Le procès public intenté aux Etats-Unis contre le groupe Vivendi Universal (VU) et son ex-PDG Jean-Marie Messier touche à sa fin et les plaidoiries se sont poursuivies toute la semaine, les deux camps jouant leur va-tout avant les délibérations du jury.
Y a-t-il eu fraude ou pas ? La société et ses dirigeants ont-ils délibérément menti pour cacher la réalité aux actionnaires entre octobre 2000 et août 2002 ?
VU, engagé dans des acquisitions ambitieuses et très risquées qui allaient en faire le premier groupe de médias au monde, affichait des chiffres florissants alors qu'il était au bord de la cessation de paiements, et Jean-Marie Messier avait été brusquement acculé à la démission en août 2002.
Neuf jurés vont devoir répondre par oui ou par non à 57 questions pointilleuses, au centre de cette action collective intentée par les actionnaires --dont 60% de Français-- qui accusent VU de les avoir ruinés avec une communication financière trompeuse entre 2000 et 2002. En cas de culpabilité, le groupe serait condamné à verser des milliards de dollars d'indemnités aux actionnaires.
Ce procès fleuve, rare dans les annales judiciaires américaines, s'est ouvert début octobre à New York devant un tribunal fédéral. Jean-Marie Messier, son ancien directeur financier Guillaume Hannezo --également sur le banc des accusés--, l'actuel président du conseil de surveillance du groupe Jean-Marie Fourtou, et d'autres responsables liés à l'affaire, sont venus témoigner à New York.
Toute la semaine, les avocats américains des deux parties se sont succédés à la barre, en présence dans la salle de MM. Messier et Hannezo, d'avocats venus de Paris, de cadres américains de l'actuelle société Vivendi et d'un représentant des actionnaires français, Gérard Morel.
Pendant trois jours, les avocats de Vivendi se sont attachés à plaider l'absence de fraude. Me James Quinn et Me Michael Malone, avocats américains de VU et de M. Messier, ont longuement argué du principe que la prise de risque, inhérente au monde des affaires, ne peut être assimilée à une faute. Et que si des erreurs ont été commises, elles ont été reconnues par les intéressés et tout s'est effectué dans la transparence.

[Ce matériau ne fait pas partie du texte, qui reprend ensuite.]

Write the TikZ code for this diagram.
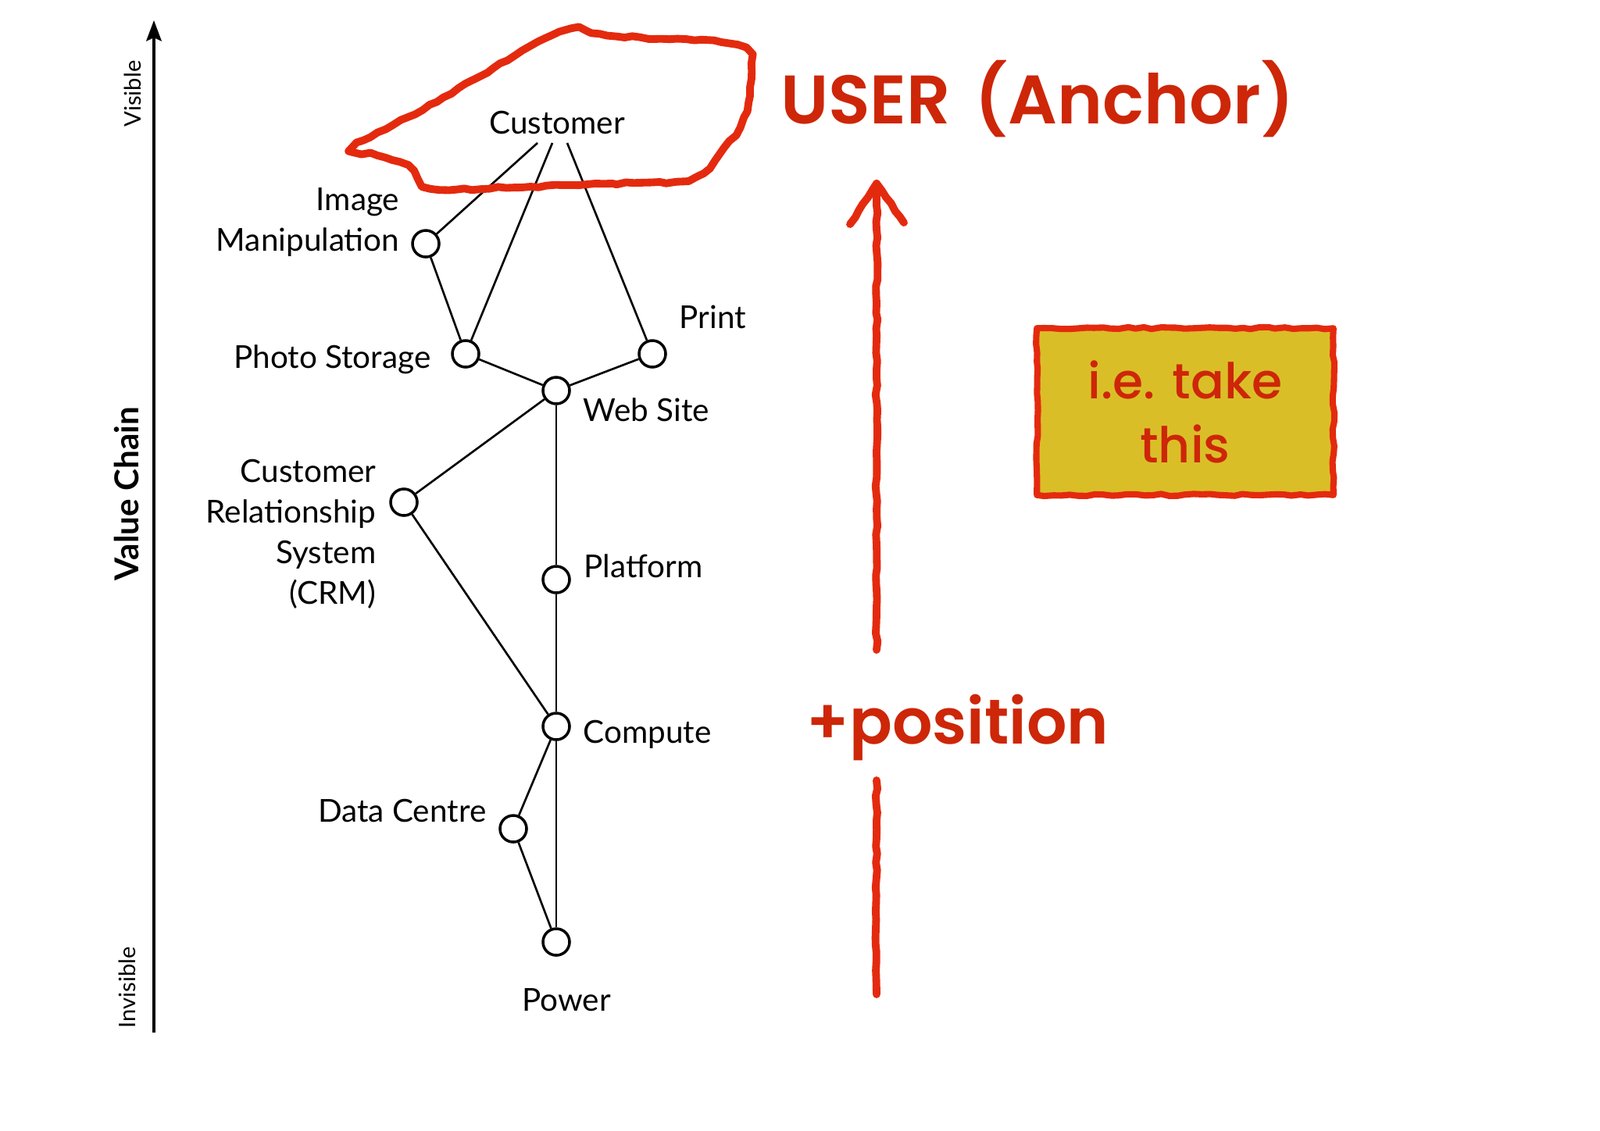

C'est un point de vue radicalement opposé qu'a soutenu le principal avocat des actionnaires, Me Arthur Abbey. Très didactique à l'égard des jurés, peu rompus aux questions financières et indemnisés à hauteur de moins de 50 dollars par jour pour ce marathon judiciaire, il s'est attaché à leur expliquer comment procéder, question par question, et a demandé deux jours pour terminer sa plaidoirie, souvent comparable à un cours magistral.
"George Clooney aussi avait choisi de rester dans sa barque pour pêcher et gagner plus d'argent, en dépit de l'avis de tempête", a-t-il lancé à l'adresse des jurés visiblement épuisés, évoquant le film "En pleine tempête" (The perfect storm).
"Et vous pouvez voir dans le communiqué concernant l'acquisition de Seagram (...), et dans le courriel que je vais vous montrer, que le mensonge est patent dès la fin de l'an 2000", a-t-il poursuivi.
Enfin, évoquant les réunions au sommet qui ont précédé l'éviction de Jean-Marie Messier en août 2002, Arthur Abbey a conclu: "Croyez-vous que des personnalités du monde des affaires se réunissent en août à Paris juste pour le plaisir ? en France, mesdames et messieurs, ces gens-là ne travaillent pas en août: ils sont dans leurs villas dans le sud".
Le verdict devrait être connu en milieu de semaine prochaine, et les parties ont d'ores et déjà annoncé qu'elles interjetteraient appel s'il ne leur était pas favorable.